* _Data provided_
----

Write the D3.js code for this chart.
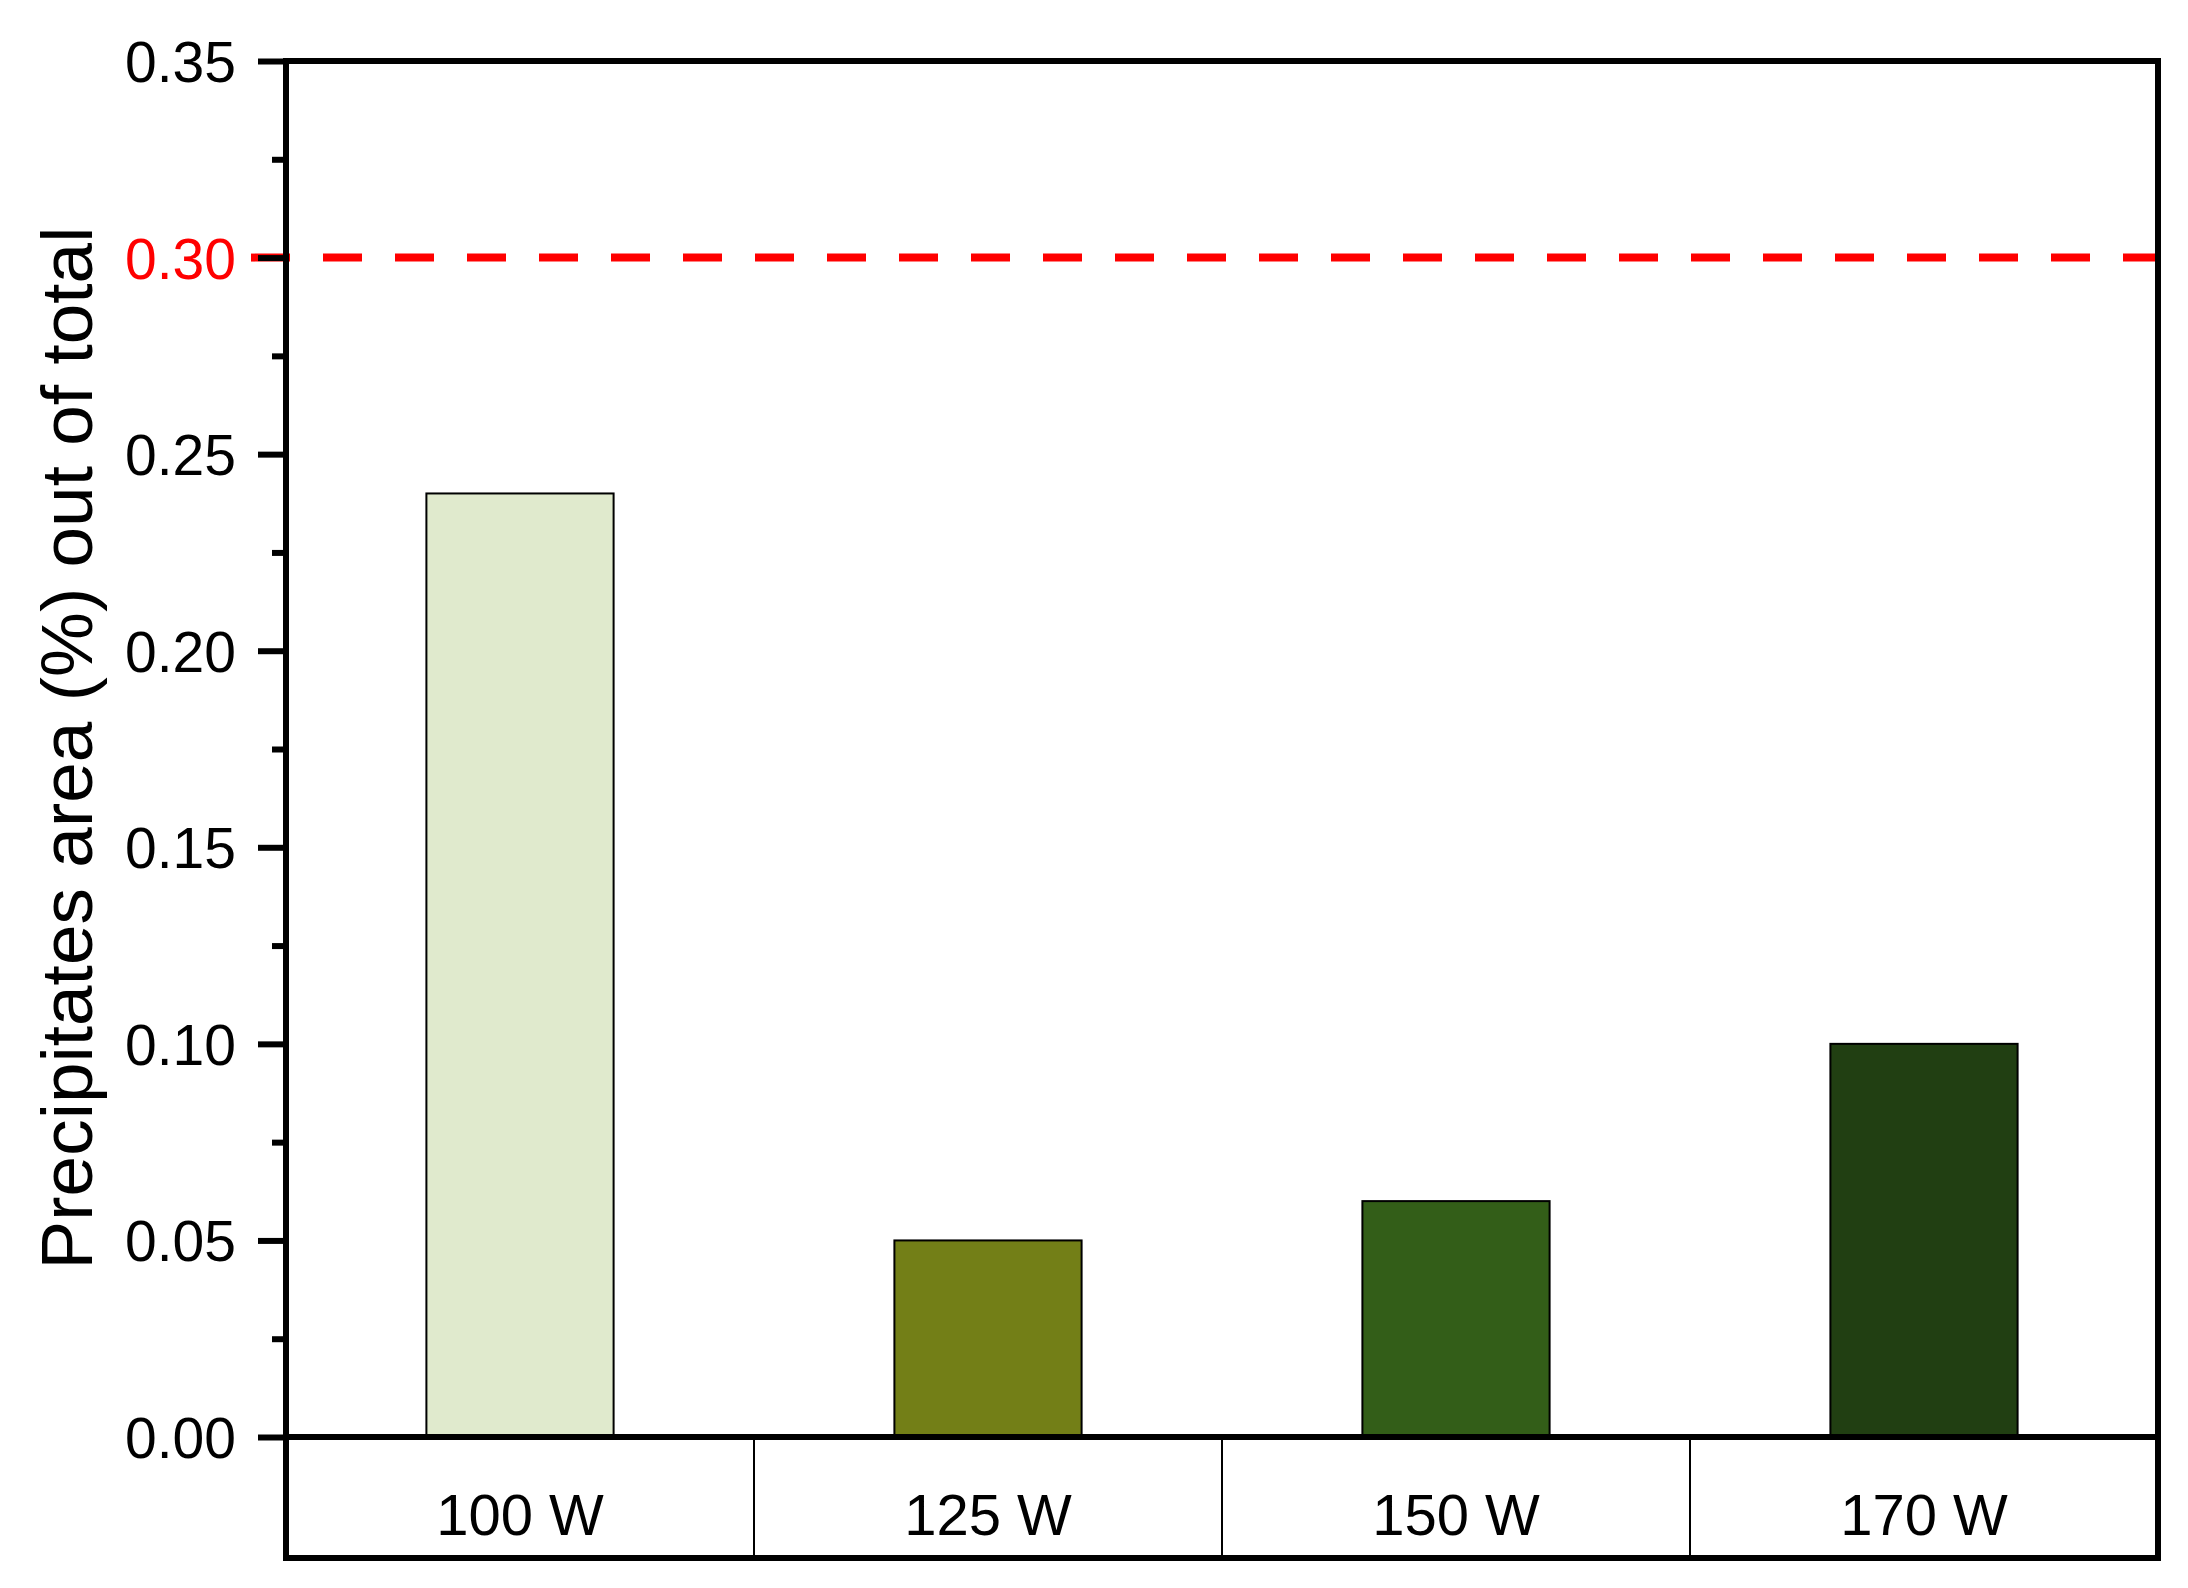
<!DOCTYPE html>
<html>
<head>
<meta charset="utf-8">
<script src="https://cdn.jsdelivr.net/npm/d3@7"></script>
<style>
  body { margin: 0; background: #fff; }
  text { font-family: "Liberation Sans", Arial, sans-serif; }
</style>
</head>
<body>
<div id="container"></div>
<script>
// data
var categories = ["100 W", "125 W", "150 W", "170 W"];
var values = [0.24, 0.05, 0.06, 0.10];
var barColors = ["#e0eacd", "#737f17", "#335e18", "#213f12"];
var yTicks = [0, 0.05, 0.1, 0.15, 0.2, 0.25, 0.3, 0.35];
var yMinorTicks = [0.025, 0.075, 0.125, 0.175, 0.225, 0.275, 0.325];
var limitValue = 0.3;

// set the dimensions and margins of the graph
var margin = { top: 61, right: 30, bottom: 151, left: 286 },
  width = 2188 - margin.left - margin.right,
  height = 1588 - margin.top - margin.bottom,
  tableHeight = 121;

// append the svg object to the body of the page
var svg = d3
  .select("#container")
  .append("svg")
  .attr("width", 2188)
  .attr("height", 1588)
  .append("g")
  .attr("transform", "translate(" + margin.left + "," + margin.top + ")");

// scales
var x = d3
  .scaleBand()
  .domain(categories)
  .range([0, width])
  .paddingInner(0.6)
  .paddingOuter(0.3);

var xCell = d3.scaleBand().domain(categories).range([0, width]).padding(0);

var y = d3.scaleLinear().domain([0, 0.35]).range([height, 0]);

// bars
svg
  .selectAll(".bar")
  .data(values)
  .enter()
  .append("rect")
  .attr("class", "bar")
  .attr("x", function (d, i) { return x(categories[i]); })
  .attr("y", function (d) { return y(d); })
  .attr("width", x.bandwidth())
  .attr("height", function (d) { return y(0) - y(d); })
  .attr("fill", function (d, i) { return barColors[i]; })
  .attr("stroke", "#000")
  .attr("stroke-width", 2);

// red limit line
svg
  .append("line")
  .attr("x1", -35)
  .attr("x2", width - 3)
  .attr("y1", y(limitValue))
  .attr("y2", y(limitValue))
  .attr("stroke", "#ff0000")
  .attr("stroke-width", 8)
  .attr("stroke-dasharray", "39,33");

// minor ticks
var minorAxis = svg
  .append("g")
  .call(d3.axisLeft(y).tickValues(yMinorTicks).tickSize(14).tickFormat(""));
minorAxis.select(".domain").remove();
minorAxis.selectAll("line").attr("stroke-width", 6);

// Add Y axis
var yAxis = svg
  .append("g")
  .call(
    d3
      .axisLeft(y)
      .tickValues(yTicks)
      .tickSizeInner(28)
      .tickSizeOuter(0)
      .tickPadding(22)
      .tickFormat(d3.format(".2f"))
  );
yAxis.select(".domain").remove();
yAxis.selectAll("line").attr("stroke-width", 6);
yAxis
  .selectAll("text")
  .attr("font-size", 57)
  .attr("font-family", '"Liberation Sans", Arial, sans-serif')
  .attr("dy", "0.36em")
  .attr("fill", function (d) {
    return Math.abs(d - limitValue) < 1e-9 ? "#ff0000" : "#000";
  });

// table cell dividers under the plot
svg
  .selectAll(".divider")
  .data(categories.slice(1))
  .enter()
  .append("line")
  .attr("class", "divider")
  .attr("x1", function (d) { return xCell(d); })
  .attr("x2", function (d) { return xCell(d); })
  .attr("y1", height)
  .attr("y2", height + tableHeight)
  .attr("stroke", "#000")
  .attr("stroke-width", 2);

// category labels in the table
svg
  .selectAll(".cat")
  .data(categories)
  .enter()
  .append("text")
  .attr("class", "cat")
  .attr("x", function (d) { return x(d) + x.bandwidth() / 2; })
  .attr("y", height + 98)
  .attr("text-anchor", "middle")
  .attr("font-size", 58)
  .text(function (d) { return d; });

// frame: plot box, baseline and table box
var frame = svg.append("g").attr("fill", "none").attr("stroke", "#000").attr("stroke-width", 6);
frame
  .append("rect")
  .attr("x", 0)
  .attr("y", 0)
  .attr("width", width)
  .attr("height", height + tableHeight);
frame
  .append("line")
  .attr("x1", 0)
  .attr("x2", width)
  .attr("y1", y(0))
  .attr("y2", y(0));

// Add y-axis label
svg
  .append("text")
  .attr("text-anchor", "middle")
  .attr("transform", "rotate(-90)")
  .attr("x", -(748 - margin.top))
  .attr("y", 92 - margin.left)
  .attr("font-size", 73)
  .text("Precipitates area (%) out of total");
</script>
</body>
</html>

----

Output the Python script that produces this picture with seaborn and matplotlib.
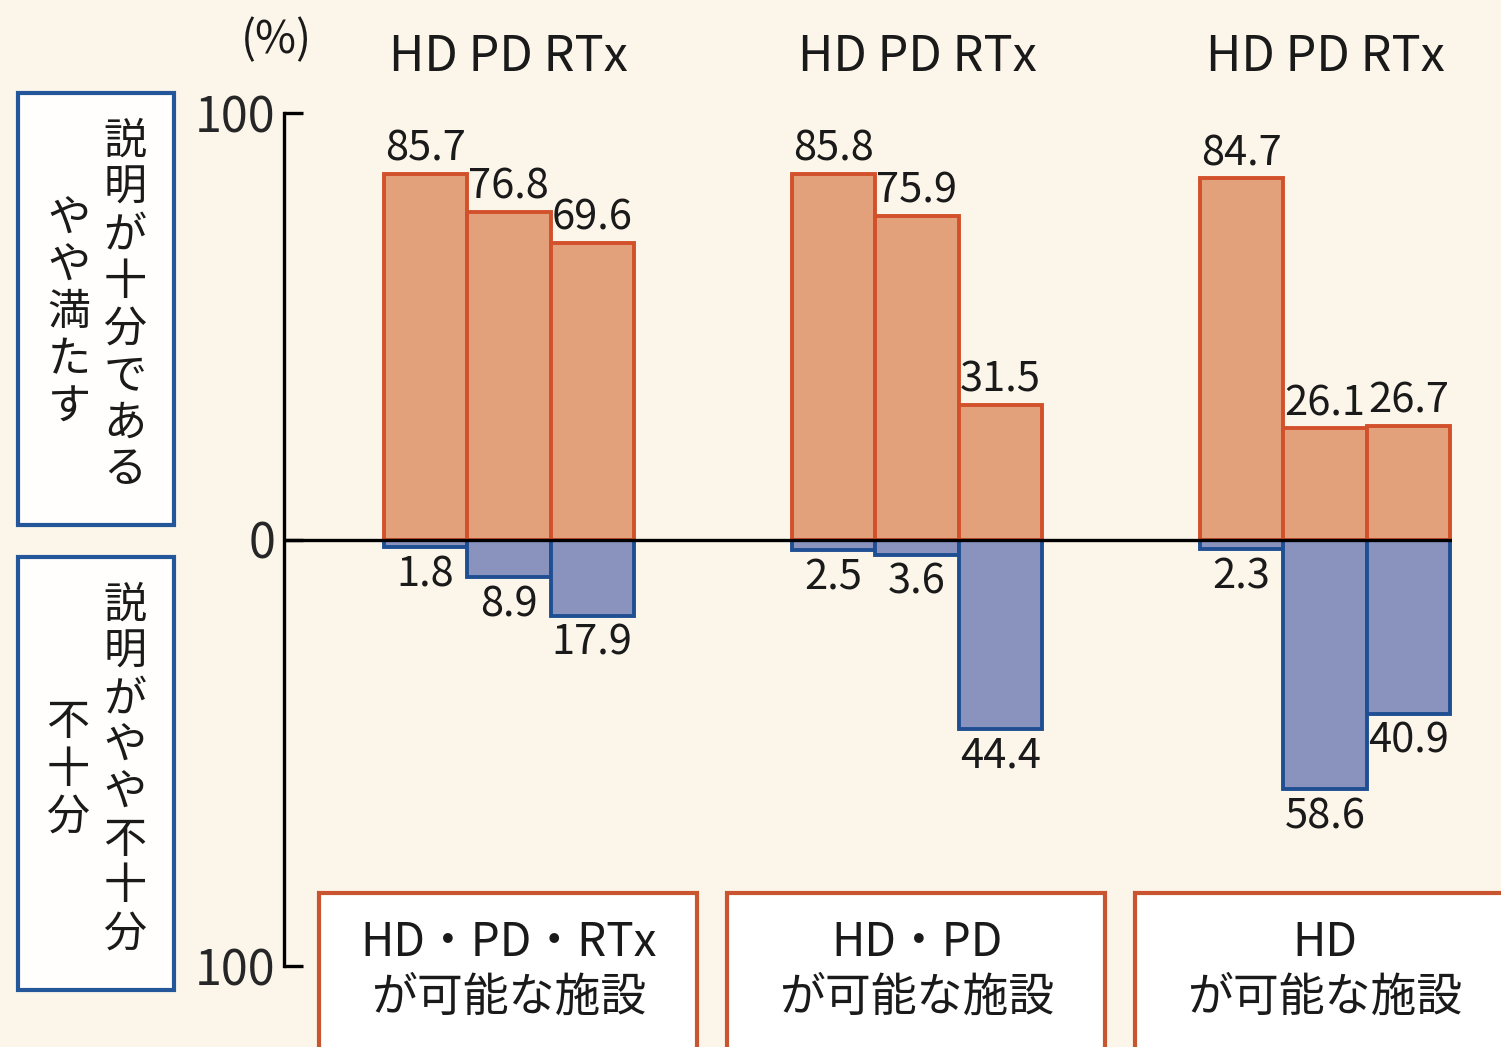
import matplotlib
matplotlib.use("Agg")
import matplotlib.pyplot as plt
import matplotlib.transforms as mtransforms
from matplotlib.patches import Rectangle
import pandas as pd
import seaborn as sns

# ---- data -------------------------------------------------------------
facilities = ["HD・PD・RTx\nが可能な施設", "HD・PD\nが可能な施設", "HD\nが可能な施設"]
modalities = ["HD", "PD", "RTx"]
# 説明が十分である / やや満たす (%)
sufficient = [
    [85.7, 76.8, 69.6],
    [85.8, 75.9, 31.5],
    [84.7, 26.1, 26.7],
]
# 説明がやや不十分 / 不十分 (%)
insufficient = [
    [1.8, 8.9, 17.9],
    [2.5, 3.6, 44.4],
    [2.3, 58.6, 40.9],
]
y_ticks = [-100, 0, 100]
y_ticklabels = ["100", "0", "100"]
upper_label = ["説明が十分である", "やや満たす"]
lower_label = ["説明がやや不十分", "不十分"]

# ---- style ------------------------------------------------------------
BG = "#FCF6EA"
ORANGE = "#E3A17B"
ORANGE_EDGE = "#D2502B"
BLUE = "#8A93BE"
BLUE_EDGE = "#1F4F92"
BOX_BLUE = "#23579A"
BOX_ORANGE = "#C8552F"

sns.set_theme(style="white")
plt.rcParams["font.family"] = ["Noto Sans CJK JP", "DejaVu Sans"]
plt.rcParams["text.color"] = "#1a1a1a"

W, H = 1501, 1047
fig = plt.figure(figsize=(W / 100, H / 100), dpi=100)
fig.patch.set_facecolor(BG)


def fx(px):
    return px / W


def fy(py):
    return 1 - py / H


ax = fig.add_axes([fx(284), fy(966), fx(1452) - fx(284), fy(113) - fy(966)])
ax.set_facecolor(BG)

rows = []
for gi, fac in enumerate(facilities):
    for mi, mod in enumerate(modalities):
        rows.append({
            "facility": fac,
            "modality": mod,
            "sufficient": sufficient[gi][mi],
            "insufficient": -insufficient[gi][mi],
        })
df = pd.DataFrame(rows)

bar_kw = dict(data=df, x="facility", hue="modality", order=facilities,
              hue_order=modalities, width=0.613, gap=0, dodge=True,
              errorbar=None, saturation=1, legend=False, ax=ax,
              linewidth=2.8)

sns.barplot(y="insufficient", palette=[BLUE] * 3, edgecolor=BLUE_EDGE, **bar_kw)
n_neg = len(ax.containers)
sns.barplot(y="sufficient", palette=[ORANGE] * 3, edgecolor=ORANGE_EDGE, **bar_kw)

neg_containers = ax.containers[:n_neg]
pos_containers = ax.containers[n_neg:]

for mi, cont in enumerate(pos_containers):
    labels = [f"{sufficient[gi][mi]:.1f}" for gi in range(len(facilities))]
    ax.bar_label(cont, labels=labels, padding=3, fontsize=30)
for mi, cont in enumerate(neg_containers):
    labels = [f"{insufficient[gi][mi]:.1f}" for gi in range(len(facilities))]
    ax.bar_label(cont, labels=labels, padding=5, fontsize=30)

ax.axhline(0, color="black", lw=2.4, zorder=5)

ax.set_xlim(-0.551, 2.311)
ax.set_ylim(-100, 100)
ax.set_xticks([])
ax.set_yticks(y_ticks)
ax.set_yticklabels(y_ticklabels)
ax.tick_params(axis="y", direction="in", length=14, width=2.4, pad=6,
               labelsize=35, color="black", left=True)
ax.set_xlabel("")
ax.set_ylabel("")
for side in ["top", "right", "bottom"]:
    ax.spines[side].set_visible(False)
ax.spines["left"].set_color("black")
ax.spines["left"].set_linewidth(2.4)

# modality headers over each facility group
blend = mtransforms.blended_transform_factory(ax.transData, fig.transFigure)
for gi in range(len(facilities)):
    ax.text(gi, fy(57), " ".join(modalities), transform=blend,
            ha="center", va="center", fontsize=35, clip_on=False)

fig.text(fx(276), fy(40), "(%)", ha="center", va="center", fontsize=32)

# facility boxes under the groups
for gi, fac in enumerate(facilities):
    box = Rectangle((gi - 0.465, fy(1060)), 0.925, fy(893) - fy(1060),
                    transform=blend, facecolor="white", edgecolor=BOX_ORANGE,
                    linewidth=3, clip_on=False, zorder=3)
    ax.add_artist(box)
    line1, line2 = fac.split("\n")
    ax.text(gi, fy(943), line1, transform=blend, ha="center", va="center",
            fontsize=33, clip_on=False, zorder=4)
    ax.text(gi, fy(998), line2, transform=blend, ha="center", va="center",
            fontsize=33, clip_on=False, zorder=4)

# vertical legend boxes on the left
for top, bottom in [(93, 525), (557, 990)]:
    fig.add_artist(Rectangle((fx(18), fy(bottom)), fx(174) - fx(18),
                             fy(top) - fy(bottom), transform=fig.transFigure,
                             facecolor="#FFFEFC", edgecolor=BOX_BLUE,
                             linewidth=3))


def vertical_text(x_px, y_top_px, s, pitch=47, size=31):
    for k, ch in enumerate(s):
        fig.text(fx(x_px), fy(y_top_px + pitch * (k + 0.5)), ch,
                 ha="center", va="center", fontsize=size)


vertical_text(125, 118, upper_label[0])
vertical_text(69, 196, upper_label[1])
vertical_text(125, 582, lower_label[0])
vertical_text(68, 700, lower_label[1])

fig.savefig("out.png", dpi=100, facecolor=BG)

----

* _Problem_
Give the number of lines in the entries above that include the string "matplotlib". No other output is expected.

* _Solution_
6